By Adam Harris-
(CBS) It’s no secret that the running back position has been very difficult for fantasy owners to fill this year, but more specifically, the RB2 slot this year is historically bad.
I define the RB2 fantasy running back as a back drafted in the middle rounds, originally slotted to complement the stud/breakout running back who an owner drafted in the first or second round. A good RB2 is reliable, steady and consistent. I generally aim for my RB2s to put up a minimum of 10 points a week, with the rare potential to break out.
The RB2 position is an X-factor in fantasy because it adds depth. Having a good one creates an advantage over the rest of the league that’s tough for opponents to overcome week in and week out. Last year there were plenty of RB2s to go around. San Diego’s Ryan Mathews, Green Bay’s Eddie Lacy, San Francisco’s Frank Gore, Denver’s Knowshon Moreno, Buffalo’s Fred Jackson and St. Louis’ Zac Stacy were all players drafted or picked up to fill a team’s RB2 slot, and they did so in amazing fashion.
This year is a different story. Before this past week, there were only a handful of guys who were playing a legitimate RB2 role. Jackson, Miami’s Lamar Miller and Indianapolis’ Ahmad Bradshaw were the most consistent and reliable RB2s in the game. After the Jackson injury this past weekend, that list is reduced to Miller and Bradshaw.
Miller followers have been waiting years for him to officially take over the No. 1 role in Miami, and he has finally done it. It took the signing of Moreno to get Miami to cut Miller’s nemesis, Daniel Thomas, and then it took Moreno’s elbow to explode to get Miller the carries. Thomas was re-signed (of course), but Miller has kept a firm grip on that lead role.
Miller has scored four times in the last three games, and he had a season-high 20 touches this past Sunday in Chicago. Miller is here to stay, and pending injury he’s one of the most valuable fantasy players in the game right now because he is so good in a completely depleted roe at RB2. Miller is a fantasy specialist, which makes his trade value and overall value skyrocket.
Bradshaw and Trent Richardson fight for touches and opportunity each week in Indianapolis, racking up similar yardage stats.
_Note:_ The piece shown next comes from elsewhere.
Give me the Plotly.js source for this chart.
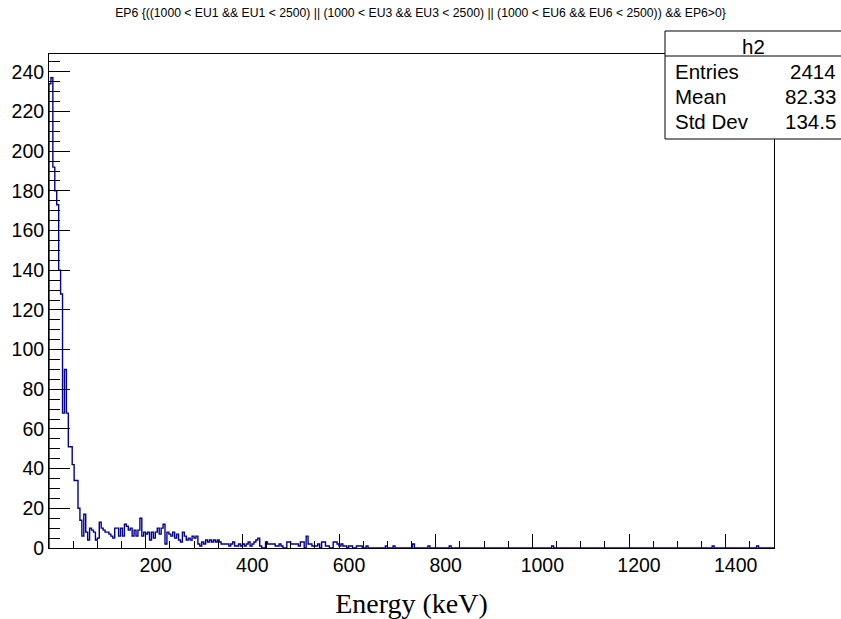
<!DOCTYPE html>
<html><head><meta charset="utf-8">
<script src="https://cdn.plot.ly/plotly-3.0.1.min.js"></script>
<style>html,body{margin:0;padding:0;background:#fff}#chart{width:841px;height:619px}</style>
</head><body><div id="chart"></div>
<script>
// ---- data ----
const binWidth = 4;          // keV per bin
const xMin = 0, xMax = 1500; // histogram range (keV)
const counts = [
  234,237,192,180,173,140,128,68,90,68,
  51,51,42,34,34,20,14,6,17,8,
  4,10,9,8,4,5,13,10,9,8,
  8,7,6,5,10,10,6,10,6,12,
  11,9,10,6,9,6,9,15,6,8,
  7,8,4,8,5,8,10,7,10,12,
  2,8,7,6,8,5,7,4,3,8,
  6,4,5,4,6,5,6,2,1,3,
  2,4,3,4,3,4,3,4,3,2,
  2,2,2,1,2,3,1,1,2,1,
  2,1,2,3,1,2,3,4,5,1,
  0,0,3,2,2,2,2,1,1,2,
  1,0,0,3,3,2,2,2,2,1,
  3,3,0,6,2,2,1,1,1,2,
  0,3,3,1,1,0,0,3,3,2,
  1,2,1,1,0,1,1,0,0,1,
  1,1,0,0,1,0,0,0,0,0,
  0,0,0,0,1,0,0,0,1,0,
  0,0,0,0,0,0,0,0,2,0,
  0,0,0,0,0,0,1,0,0,0,
  0,0,0,0,0,0,0,1,0,0,
  0,0,0,0,0,0,0,0,0,0,
  0,0,0,0,0,0,0,0,0,0,
  0,0,0,0,0,0,0,0,0,0,
  0,0,0,0,0,0,0,0,0,0,
  0,0,0,0,0,0,0,0,0,0,
  1,0,0,0,0,0,0,0,0,0,
  0,0,0,0,0,0,0,0,0,0,
  0,0,0,0,0,0,0,0,0,0,
  0,0,0,0,0,0,0,0,0,0,
  0,0,0,0,0,0,0,0,0,0,
  0,0,0,0,0,0,0,0,0,0,
  0,0,0,0,0,0,0,0,0,0,
  0,0,0,0,0,0,0,0,0,0,
  0,0,0,1,0,0,0,0,0,0,
  0,0,0,0,0,0,0,0,0,0,
  0,0,0,0,0,0,1,0,0,0,
  0,0,0,0,0
];
const xTickVals = [0, 200, 400, 600, 800, 1000, 1200, 1400];
const xTickText = ['', '200', '400', '600', '800', '1000', '1200', '1400'];
const yMax = 249;
const histName = 'h2';
const statsLabels = ['Entries', 'Mean', 'Std Dev'];
const statsValues = ['2414', '82.33', '134.5'];
const titleText = 'EP6 {((1000 &lt; EU1 &amp;&amp; EU1 &lt; 2500) || (1000 &lt; EU3 &amp;&amp; EU3 &lt; 2500) || (1000 &lt; EU6 &amp;&amp; EU6 &lt; 2500)) &amp;&amp; EP6&gt;0}';
const xTitle = 'Energy (keV)';

// ---- build step outline ----
const xs = [xMin], ys = [0];
counts.forEach((c, i) => { xs.push(xMin + i * binWidth); ys.push(c); });
xs.push(xMax); ys.push(counts[counts.length - 1]);

// ---- geometry ----
const W = 841, H = 619;
const M = {l: 49, r: 67, t: 54, b: 71};
const PW = W - M.l - M.r, PH = H - M.t - M.b;
const xp = px => (px - M.l) / PW;
const yp = py => (H - M.b - py) / PH;

const sans = 'Liberation Sans, Arial, Helvetica, sans-serif';
const statFont = {family: sans, size: 20.5, color: '#000'};

const annotations = [
  {text: histName, x: xp(753), y: yp(46.5), xref: 'paper', yref: 'paper', xanchor: 'center', yanchor: 'middle', showarrow: false, font: statFont}
];
const rowY = [71.5, 96.5, 121];
statsLabels.forEach((lab, i) => {
  annotations.push({text: lab, x: xp(673), y: yp(rowY[i]), xref: 'paper', yref: 'paper', xanchor: 'left', yanchor: 'middle', showarrow: false, font: statFont});
  annotations.push({text: statsValues[i], x: xp(838), y: yp(rowY[i]), xref: 'paper', yref: 'paper', xanchor: 'right', yanchor: 'middle', showarrow: false, font: statFont});
});

const layout = {
  width: W, height: H,
  margin: M,
  paper_bgcolor: '#fff', plot_bgcolor: '#fff',
  showlegend: false,
  title: {text: titleText, font: {family: sans, size: 12.2, color: '#000'}, x: 0.5, xanchor: 'center', y: 1 - 13 / H, yanchor: 'middle', yref: 'container'},
  xaxis: {
    range: [xMin, xMax], tickmode: 'array', tickvals: xTickVals, ticktext: xTickText,
    ticks: 'inside', ticklen: 14, tickwidth: 1, tickcolor: '#000',
    showline: true, linecolor: '#000', linewidth: 1, mirror: true,
    showgrid: false, zeroline: false, automargin: false,
    tickfont: {family: sans, size: 19.5, color: '#000'},
    ticklabelshift: 10,
    minor: {tickmode: 'linear', tick0: 0, dtick: 50, ticks: 'inside', ticklen: 7, tickwidth: 1, tickcolor: '#000', showgrid: false},
    title: {text: xTitle, font: {family: 'Liberation Serif, DejaVu Serif, serif', size: 28, color: '#000'}, standoff: 19}
  },
  yaxis: {
    range: [0, yMax], tickmode: 'linear', tick0: 0, dtick: 20,
    ticks: 'inside', ticklen: 21, tickwidth: 1, tickcolor: '#000',
    showline: true, linecolor: '#000', linewidth: 1, mirror: true,
    showgrid: false, zeroline: false, automargin: false,
    tickfont: {family: sans, size: 19.5, color: '#000'},
    minor: {tickmode: 'linear', tick0: 0, dtick: 5, ticks: 'inside', ticklen: 11, tickwidth: 1, tickcolor: '#000', showgrid: false}
  },
  shapes: [
    {type: 'rect', xref: 'paper', yref: 'paper', x0: xp(665), x1: xp(846), y0: yp(139), y1: yp(31), fillcolor: '#fff', line: {color: '#000', width: 1}, layer: 'above'},
    {type: 'line', xref: 'paper', yref: 'paper', x0: xp(665), x1: xp(846), y0: yp(56), y1: yp(56), line: {color: '#000', width: 1}, layer: 'above'}
  ],
  annotations: annotations
};

const trace = {
  type: 'scatter', mode: 'lines', x: xs, y: ys,
  line: {shape: 'hv', color: '#000099', width: 1.4},
  hoverinfo: 'skip', cliponaxis: true
};

Plotly.newPlot('chart', [trace], layout, {displayModeBar: false, staticPlot: true});
</script>
</body></html>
Believe it or not, Richardson has outtouched Bradshaw by 26 total touches, but Bradshaw edges Richardson in touchdowns and receiving yards.
Bradshaw is clearly pass-happy Andrew Luck’s safety option in the red zone, with six scores through the air. This past week, Luck had a wide open Richardson inside the 5-yard line, and he didn’t even look at him. Richardson was jumping up and down and would have walked across the goal line, but Luck decided to take it himself. If that were Bradshaw, Luck would have stared him down.
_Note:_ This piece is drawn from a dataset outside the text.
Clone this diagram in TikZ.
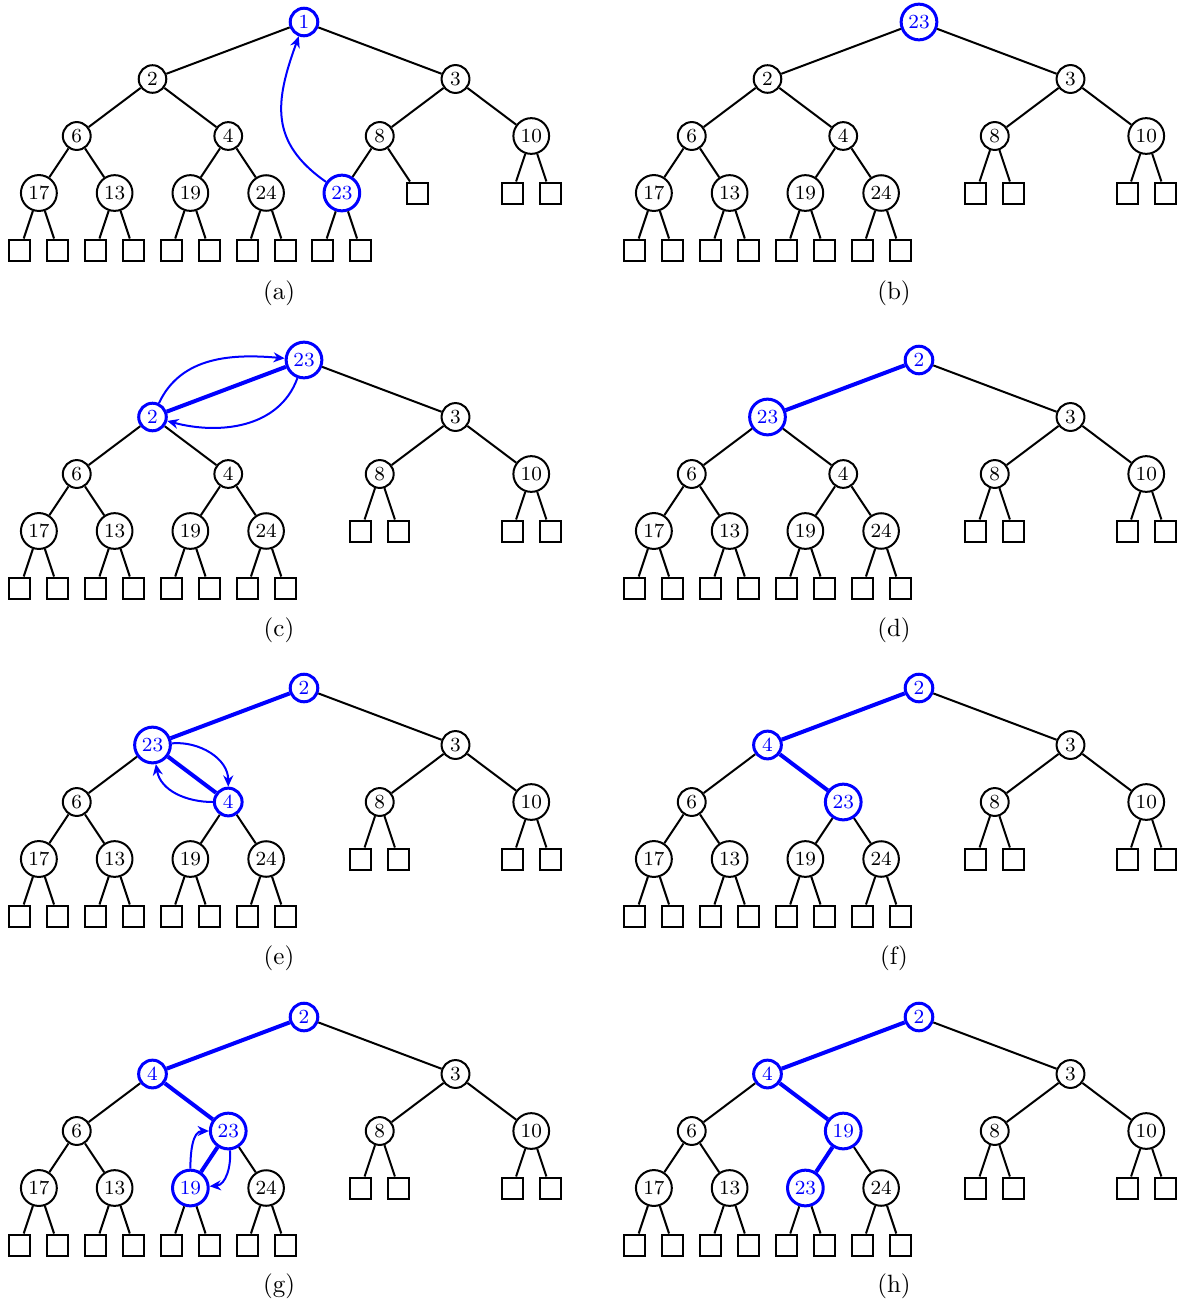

Like Miller, Bradshaw is invaluable to a fantasy team that has him in the RB2 slot. There ‘s no depth at running back this year, with guys like Jacksonville’s Toby Gerhart, Tennessee’s Bishop Sankey, New England’s Shane Vereen, the New York Jets’ Chris Ivory, Cleveland’s Ben Tate, San Francisco’s Frank Gore and Tampa Bay’s Doug Martin underperforming. That list of backs was originally drafted to do just what Bradshaw and Miller are currently doing, but whether due to injury or poor play, all are failing miserably.
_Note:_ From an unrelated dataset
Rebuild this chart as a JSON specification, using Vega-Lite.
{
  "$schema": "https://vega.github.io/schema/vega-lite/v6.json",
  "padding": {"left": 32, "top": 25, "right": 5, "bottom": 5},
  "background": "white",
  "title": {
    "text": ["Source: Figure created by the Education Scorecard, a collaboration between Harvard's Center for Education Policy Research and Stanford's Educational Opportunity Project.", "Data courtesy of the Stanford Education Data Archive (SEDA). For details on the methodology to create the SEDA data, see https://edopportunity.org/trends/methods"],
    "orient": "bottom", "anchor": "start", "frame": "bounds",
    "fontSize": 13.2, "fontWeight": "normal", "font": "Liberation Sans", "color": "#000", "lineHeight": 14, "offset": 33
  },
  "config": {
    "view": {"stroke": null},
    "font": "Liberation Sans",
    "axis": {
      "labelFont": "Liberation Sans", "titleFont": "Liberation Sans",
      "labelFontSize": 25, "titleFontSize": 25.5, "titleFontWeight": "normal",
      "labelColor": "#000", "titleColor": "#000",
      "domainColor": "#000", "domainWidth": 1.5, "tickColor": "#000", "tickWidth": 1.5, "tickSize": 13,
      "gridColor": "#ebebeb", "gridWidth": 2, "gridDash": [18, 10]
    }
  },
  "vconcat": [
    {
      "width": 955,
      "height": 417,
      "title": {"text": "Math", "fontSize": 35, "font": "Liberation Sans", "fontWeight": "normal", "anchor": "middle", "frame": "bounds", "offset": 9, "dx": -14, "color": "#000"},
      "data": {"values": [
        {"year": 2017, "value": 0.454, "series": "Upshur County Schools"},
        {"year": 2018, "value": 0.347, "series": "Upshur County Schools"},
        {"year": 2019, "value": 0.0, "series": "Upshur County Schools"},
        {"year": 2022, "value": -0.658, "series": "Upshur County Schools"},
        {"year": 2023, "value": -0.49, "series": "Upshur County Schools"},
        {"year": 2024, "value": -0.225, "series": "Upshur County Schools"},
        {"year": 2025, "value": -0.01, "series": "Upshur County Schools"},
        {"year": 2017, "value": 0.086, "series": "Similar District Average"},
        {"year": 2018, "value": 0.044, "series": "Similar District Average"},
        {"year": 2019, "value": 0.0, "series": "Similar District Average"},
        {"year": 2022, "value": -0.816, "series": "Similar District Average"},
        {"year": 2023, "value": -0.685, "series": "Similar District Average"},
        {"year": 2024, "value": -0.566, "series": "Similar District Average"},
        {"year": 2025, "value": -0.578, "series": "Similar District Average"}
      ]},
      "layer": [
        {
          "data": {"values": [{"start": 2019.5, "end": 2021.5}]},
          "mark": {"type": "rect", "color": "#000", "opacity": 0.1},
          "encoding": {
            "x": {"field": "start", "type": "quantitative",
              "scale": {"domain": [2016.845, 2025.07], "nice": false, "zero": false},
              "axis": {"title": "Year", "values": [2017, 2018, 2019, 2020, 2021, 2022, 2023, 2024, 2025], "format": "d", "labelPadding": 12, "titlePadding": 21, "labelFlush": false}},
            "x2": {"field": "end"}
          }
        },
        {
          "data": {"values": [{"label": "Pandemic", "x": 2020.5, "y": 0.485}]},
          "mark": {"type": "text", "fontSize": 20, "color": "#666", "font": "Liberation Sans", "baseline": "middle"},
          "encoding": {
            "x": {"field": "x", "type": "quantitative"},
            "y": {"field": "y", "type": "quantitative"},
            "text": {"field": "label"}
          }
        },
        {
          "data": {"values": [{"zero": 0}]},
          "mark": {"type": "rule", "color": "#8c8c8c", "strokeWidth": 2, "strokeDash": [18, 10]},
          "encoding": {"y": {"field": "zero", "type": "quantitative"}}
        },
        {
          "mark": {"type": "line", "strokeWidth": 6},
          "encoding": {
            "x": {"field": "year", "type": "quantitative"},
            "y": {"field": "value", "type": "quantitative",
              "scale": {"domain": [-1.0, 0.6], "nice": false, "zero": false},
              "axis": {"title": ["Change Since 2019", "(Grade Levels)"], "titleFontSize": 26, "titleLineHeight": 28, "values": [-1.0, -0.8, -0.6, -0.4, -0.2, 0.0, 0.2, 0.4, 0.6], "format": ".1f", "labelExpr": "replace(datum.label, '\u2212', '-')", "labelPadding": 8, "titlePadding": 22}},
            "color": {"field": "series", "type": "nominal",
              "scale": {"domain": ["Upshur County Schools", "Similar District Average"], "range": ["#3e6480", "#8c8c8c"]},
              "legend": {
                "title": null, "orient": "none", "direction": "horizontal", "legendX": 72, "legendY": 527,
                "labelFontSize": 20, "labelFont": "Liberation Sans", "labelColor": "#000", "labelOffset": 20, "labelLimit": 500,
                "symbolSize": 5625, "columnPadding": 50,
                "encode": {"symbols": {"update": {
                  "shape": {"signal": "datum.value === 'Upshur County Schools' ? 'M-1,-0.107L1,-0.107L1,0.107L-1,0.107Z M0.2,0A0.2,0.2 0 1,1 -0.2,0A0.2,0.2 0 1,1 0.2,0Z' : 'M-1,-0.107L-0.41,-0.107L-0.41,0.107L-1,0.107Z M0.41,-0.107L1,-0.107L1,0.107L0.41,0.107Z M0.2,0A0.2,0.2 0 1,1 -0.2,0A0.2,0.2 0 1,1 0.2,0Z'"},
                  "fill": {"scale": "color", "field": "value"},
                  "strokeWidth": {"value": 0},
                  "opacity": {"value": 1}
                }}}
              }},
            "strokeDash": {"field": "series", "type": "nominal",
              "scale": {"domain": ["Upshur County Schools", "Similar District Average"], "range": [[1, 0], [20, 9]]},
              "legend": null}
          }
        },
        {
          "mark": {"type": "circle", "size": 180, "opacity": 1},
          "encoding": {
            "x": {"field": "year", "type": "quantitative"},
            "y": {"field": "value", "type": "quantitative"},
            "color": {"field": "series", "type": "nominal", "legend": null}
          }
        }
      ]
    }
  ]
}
This leaves fantasy owners with the consistent five-point performance from the RB2 slot. That’s not a way to win consistently.
So be sure to value these fantasy RB2 heroes doing a thankless job each week. It’s time to give thanks to Lamar Miller and Ahmad Bradshaw for doing the blue-collar work that every fantasy back dreads. They score a consistent and reliable 10 points each week, paying complement to the stud RB1 on every owner’s team.